My doorbell rang, twice in quick succession. I thumped my head down onto the still-closed button of Ti’s jeans. “You are kidding me.” I shook my head, and began unfastening the buttons as the door rang again.

“You’re not going to get that?” Ti asked, sitting up, pushing me back.

“No.”

“It might be important.”

“This is important,” I said, making an expansive gesture.

“This,” Ti said, making my gesture back at me with a rueful grin, “isn’t going anywhere. So go get your door.”

I got my legs underneath myself. “Fine. But if it’s my brother, I reserve the right to kill him.” The doorbell rang again. “Just a minute!” I yelled, then looked back at Ti. “You, stay here. I will be right back. Stay put.”

He grinned. “I wouldn’t want to end up like the dragon.”

“Precisely.” I made a face at him and ran into my bathroom to pull on my robe. Then I went back out to my entryway and looked out through the peephole. Maybe I was lucky and it was a misdelivered pizza.

Just outside, pacing in a circle, I saw Asher.

“We don’t want any,” I said, through my closed door.

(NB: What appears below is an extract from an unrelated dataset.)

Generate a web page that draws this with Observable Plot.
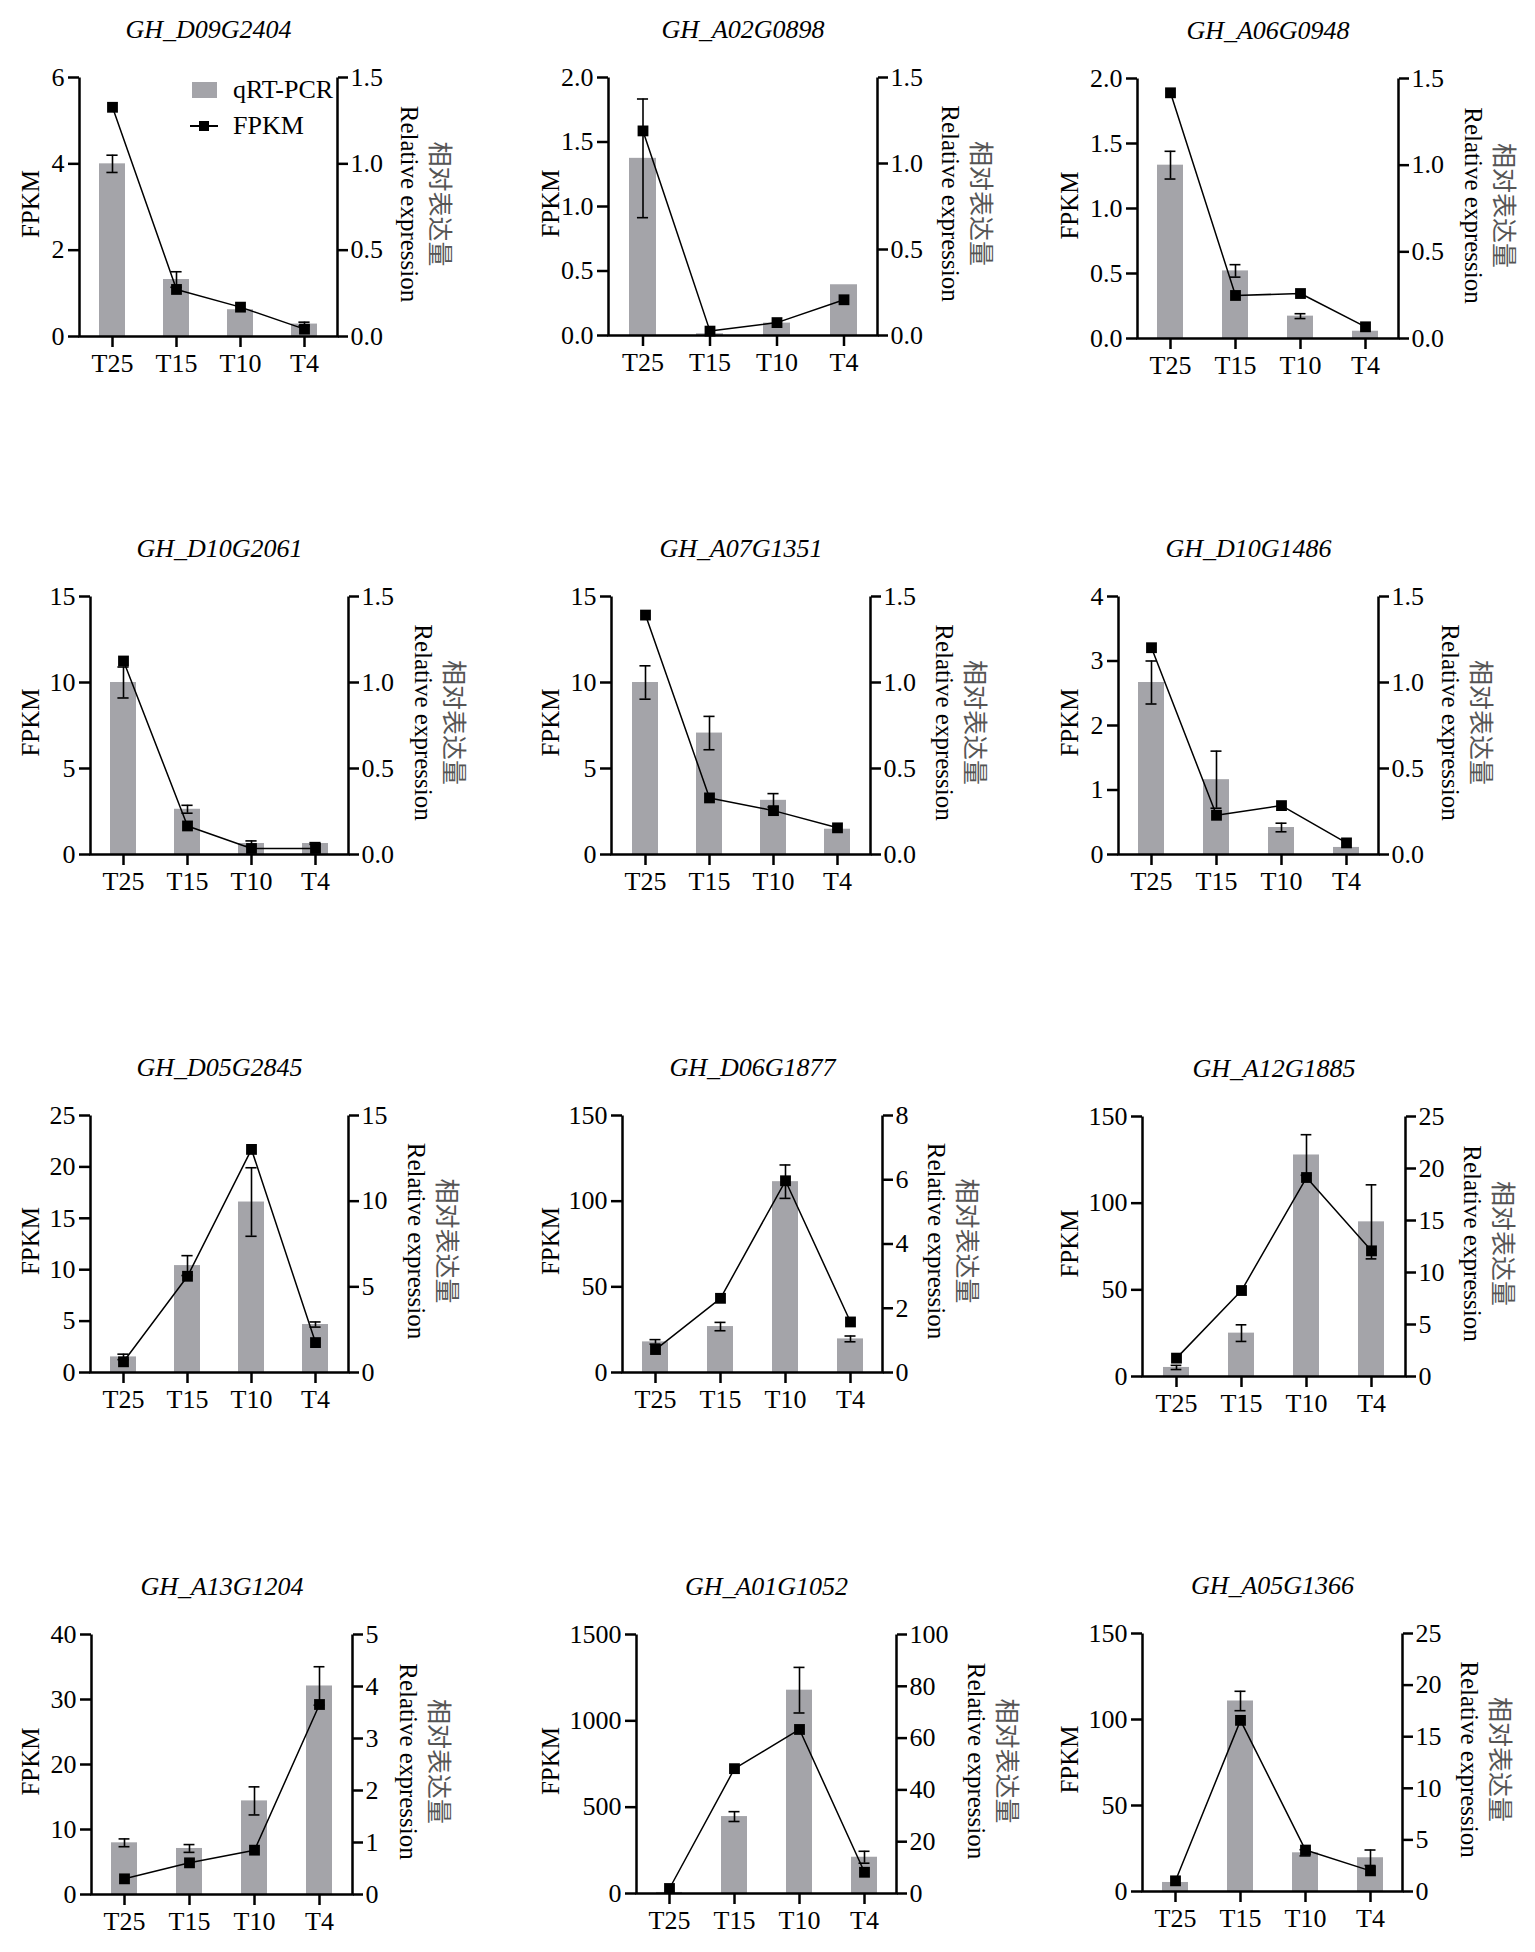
<!DOCTYPE html>
<html><head><meta charset="utf-8">
<script src="https://cdn.jsdelivr.net/npm/d3@7"></script>
<script src="https://cdn.jsdelivr.net/npm/@observablehq/plot@0.6"></script>
<style>
html,body{margin:0;padding:0;background:#fff;overflow:hidden}
#chart{position:relative;width:1535px;height:1952px;overflow:hidden;font-family:"Liberation Serif","Times New Roman",serif;background:#fff}
.panel{position:absolute}
.panel svg{position:absolute;left:0;top:0}
.lg{position:absolute;font-size:26px;line-height:26px;color:#000;white-space:nowrap}
</style></head><body><div id="chart"></div>
<script>
// ---------------- data ----------------
const genes = ["GH_D09G2404","GH_A02G0898","GH_A06G0948","GH_D10G2061","GH_A07G1351","GH_D10G1486",
               "GH_D05G2845","GH_D06G1877","GH_A12G1885","GH_A13G1204","GH_A01G1052","GH_A05G1366"];
const timepoints = ["T25","T15","T10","T4"];
// FPKM (line, left axis)
const fpkmValues = [
  [5.31, 1.09, 0.68, 0.17],
  [1.586, 0.034, 0.10, 0.277],
  [1.89, 0.331, 0.346, 0.09],
  [11.25, 1.66, 0.35, 0.35],
  [13.92, 3.29, 2.55, 1.55],
  [3.206, 0.608, 0.758, 0.18],
  [1.04, 9.36, 21.7, 2.91],
  [13.4, 43.3, 111.9, 29.5],
  [10.6, 49.6, 114.8, 72.5],
  [2.41, 4.87, 6.82, 29.23],
  [29, 723, 950, 123],
  [6.2, 99.5, 24.1, 12.0]
];
// qRT-PCR relative expression (bars, right axis)
const qpcrValues = [
  [1.0, 0.33, 0.155, 0.072],
  [1.03, 0.01, 0.072, 0.295],
  [1.0, 0.39, 0.129, 0.042],
  [1.0, 0.263, 0.064, 0.064],
  [1.0, 0.706, 0.315, 0.147],
  [1.0, 0.435, 0.157, 0.041],
  [0.91, 6.24, 9.95, 2.80],
  [0.953, 1.43, 5.94, 1.046],
  [0.87, 4.17, 21.3, 14.87],
  [0.994, 0.885, 1.80, 4.01],
  [0.4, 29.7, 78.5, 14.0],
  [0.875, 18.46, 3.75, 3.27]
];
const qpcrErrors = [
  [0.05, 0.045, 0, 0.011],
  [0.345, 0, 0, 0],
  [0.08, 0.036, 0.014, 0],
  [0.09, 0.023, 0.015, 0.005],
  [0.097, 0.097, 0.039, 0],
  [0.125, 0.166, 0.025, 0],
  [0.16, 0.58, 2.0, 0.15],
  [0.07, 0.13, 0.52, 0.09],
  [0.2, 0.8, 1.95, 3.56],
  [0.075, 0.075, 0.27, 0.37],
  [0, 1.9, 8.8, 2.3],
  [0, 0.94, 0.3, 0.75]
];
const fpkmTicks = [
  [0,2,4,6],[0,0.5,1,1.5,2],[0,0.5,1,1.5,2],[0,5,10,15],[0,5,10,15],[0,1,2,3,4],
  [0,5,10,15,20,25],[0,50,100,150],[0,50,100,150],[0,10,20,30,40],[0,500,1000,1500],[0,50,100,150]
];
const relTicks = [
  [0,0.5,1,1.5],[0,0.5,1,1.5],[0,0.5,1,1.5],[0,0.5,1,1.5],[0,0.5,1,1.5],[0,0.5,1,1.5],
  [0,5,10,15],[0,2,4,6,8],[0,5,10,15,20,25],[0,1,2,3,4,5],[0,20,40,60,80,100],[0,5,10,15,20,25]
];
const legendLabels = ["qRT-PCR","FPKM"];
const leftLabel = "FPKM";
const rightLabelCn = "相对表达量";
const rightLabelEn = "Relative expression";

// ---------------- layout ----------------
const frames = [ // [left, right, top, bottom] of each plotting frame, px
  [79,337,77,336],[608,877,77,335],[1137,1398,78,338],
  [90,348,596,854],[611,870,596,854],[1118,1378,596,854],
  [90,348,1115,1372],[622,882,1115,1372],[1142,1405,1116,1376],
  [91,352,1634,1894],[636,896,1634,1893],[1142,1402,1633,1891]
];
const leftLabelX = [30,550,1069];
const rightLabelGap = [71,72,74,74,73,71,67,53,66,55,79,66];
const mL = 110, mR = 145, mT = 70, mB = 50;
const BAR = "#a4a4a9";
const FONT = '"Liberation Serif","Times New Roman",serif';
const CJK = '"Liberation Serif","Noto Sans CJK SC",serif';
const AXW = 2.5;

const chart = document.getElementById("chart");

genes.forEach((gene, i) => {
  const [x0, x1, y0, y1] = frames[i];
  const W = x1 - x0, H = y1 - y0;
  const width = mL + W + mR, height = mT + H + mB;
  const rows = timepoints.map((t, j) => ({t, f: fpkmValues[i][j], q: qpcrValues[i][j], e: qpcrErrors[i][j]}));
  const errRows = rows.filter(d => d.e > 0);
  const fmtOf = ticks => ticks.some(v => !Number.isInteger(v)) ? d3.format(".1f") : d3.format("d");
  const xScale = {type: "band", domain: timepoints, paddingInner: 0.6, paddingOuter: 0.3};
  const cap = Math.max(0, (W / 4 * 0.4 - 11) / 2);
  const style = {background: "transparent", overflow: "visible", maxWidth: "none", fontFamily: FONT, fontSize: "26px", color: "#000"};
  const common = {width, height, marginLeft: mL, marginRight: mR, marginTop: mT, marginBottom: mB, style};
  const cy = (H / 2) - 3;

  const barPlot = Plot.plot({
    ...common,
    x: {...xScale, axis: null},
    y: {domain: [0, relTicks[i][relTicks[i].length - 1]], axis: null},
    marks: [
      Plot.barY(rows, {x: "t", y: "q", fill: BAR}),
      Plot.ruleX(errRows, {x: "t", y1: d => d.q - d.e, y2: d => d.q + d.e, stroke: "#000", strokeWidth: 1.6}),
      Plot.tickY(errRows, {x: "t", y: d => d.q + d.e, stroke: "#000", strokeWidth: 1.6, insetLeft: cap, insetRight: cap}),
      Plot.tickY(errRows, {x: "t", y: d => d.q - d.e, stroke: "#000", strokeWidth: 1.6, insetLeft: cap, insetRight: cap}),
      Plot.axisY({anchor: "right", ticks: relTicks[i], tickFormat: fmtOf(relTicks[i]), tickSize: 10, tickPadding: 3, strokeWidth: AXW, label: null}),
      Plot.text([rightLabelEn], {text: d => d, frameAnchor: "top-right", dy: cy, rotate: 90, dx: rightLabelGap[i], textAnchor: "middle", lineAnchor: "middle", fontSize: 25, fill: "#000"}),
      Plot.text([rightLabelCn], {text: d => d, frameAnchor: "top-right", dy: cy, rotate: 90, dx: rightLabelGap[i] + 30, textAnchor: "middle", lineAnchor: "middle", fontSize: 25, fill: "#555", fontFamily: CJK})
    ]
  });

  const linePlot = Plot.plot({
    ...common,
    x: {...xScale, axis: null},
    y: {domain: [0, fpkmTicks[i][fpkmTicks[i].length - 1]], axis: null},
    marks: [
      Plot.frame({stroke: "#000", strokeWidth: AXW, strokeDasharray: `0 ${W} ${W + 2 * H}`}),
      Plot.axisX({anchor: "bottom", tickSize: 11, tickPadding: 6, strokeWidth: AXW, label: null}),
      Plot.axisY({anchor: "left", ticks: fpkmTicks[i], tickFormat: fmtOf(fpkmTicks[i]), tickSize: 11, tickPadding: 4, strokeWidth: AXW, label: null}),
      Plot.line(rows, {x: "t", y: "f", stroke: "#000", strokeWidth: 1.5}),
      Plot.dot(rows, {x: "t", y: "f", symbol: "square", r: 6.1, fill: "#000", stroke: "none"}),
      Plot.text([gene], {text: d => d, frameAnchor: "top", dy: -48, textAnchor: "middle", lineAnchor: "middle", fontSize: 26, fontStyle: "italic", fill: "#000"}),
      Plot.text([leftLabel], {text: d => d, frameAnchor: "top-left", dy: cy, rotate: -90, dx: -(x0 - leftLabelX[i % 3]), textAnchor: "middle", lineAnchor: "middle", fontSize: 25, fill: "#000"})
    ]
  });

  const div = document.createElement("div");
  div.className = "panel";
  div.style.left = (x0 - mL) + "px";
  div.style.top = (y0 - mT) + "px";
  div.style.width = width + "px";
  div.style.height = height + "px";
  div.appendChild(barPlot);
  div.appendChild(linePlot);
  chart.appendChild(div);
});

// legend (first panel)
function addEl(css, text) {
  const el = document.createElement("div");
  el.className = "lg";
  Object.assign(el.style, css);
  if (text) el.textContent = text;
  chart.appendChild(el);
  return el;
}
addEl({left: "192px", top: "82px", width: "25px", height: "16px", background: BAR});
addEl({left: "233px", top: "77px"}, legendLabels[0]);
addEl({left: "190px", top: "125px", width: "28px", height: "1.5px", background: "#000"});
addEl({left: "199px", top: "121px", width: "10px", height: "10px", background: "#000"});
addEl({left: "233px", top: "113px"}, legendLabels[1]);
</script></body></html>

“Edie, open up,” Asher commanded.

“Why?”

“We need to talk.” He rapped once on the door, in frustration. “Open up already.”

“Dammit to hell.” I opened up the door, and he immediately shoved his foot in so I couldn’t close it. “I was sleeping, Asher. I work night shift. What’s this—”

“I went to Y4 this morning, and saw my relative there.”

“So?” I said, trying to close my door, regardless of his foot.

“Stop that,” he said, putting an arm out against the door.

I gave up on closing him out and let the door swing wide. “You could have texted me, or written a letter, or, I don’t know, sent flowers, or something.”

“I talked to the social worker about our patient. And he told me about your situation,” Asher said, his British accent clipped by anger. “Everything.”

“Hypothetically, right?” I sardonically joked. My eyes met his for a moment and saw his features there burble and switch. It could have been my imagination, or a shadow, or who knows, indigestion—but I recognized the final face and the emotion it portrayed was earnest.

“Edie, the shapeshifter you saw was my friend. He was spying on the Zver, passing for one of their daytimers. When they caught him they passed him around like a toy until they broke his mind. They’ll do even worse to you.” He stepped back and held out his hand. “I can save you if you come with me, Edie. But you have to come now.”

I was barefoot and my robe offered no protection against the cold. It’d been freezing and then some last night, and the sun wasn’t winning any fights this afternoon.

“I can’t—”

“We have safe houses all over the country. Only a few such facilities like Y4 exist—in rural areas, we take care of our own. I can transport you away from here, set things in motion. After that, you never even have to see me again, if you don’t want to.” His empty hand traveled up to cup my cheek. “Though I’ll admit that that thought makes me the slightest bit sad.”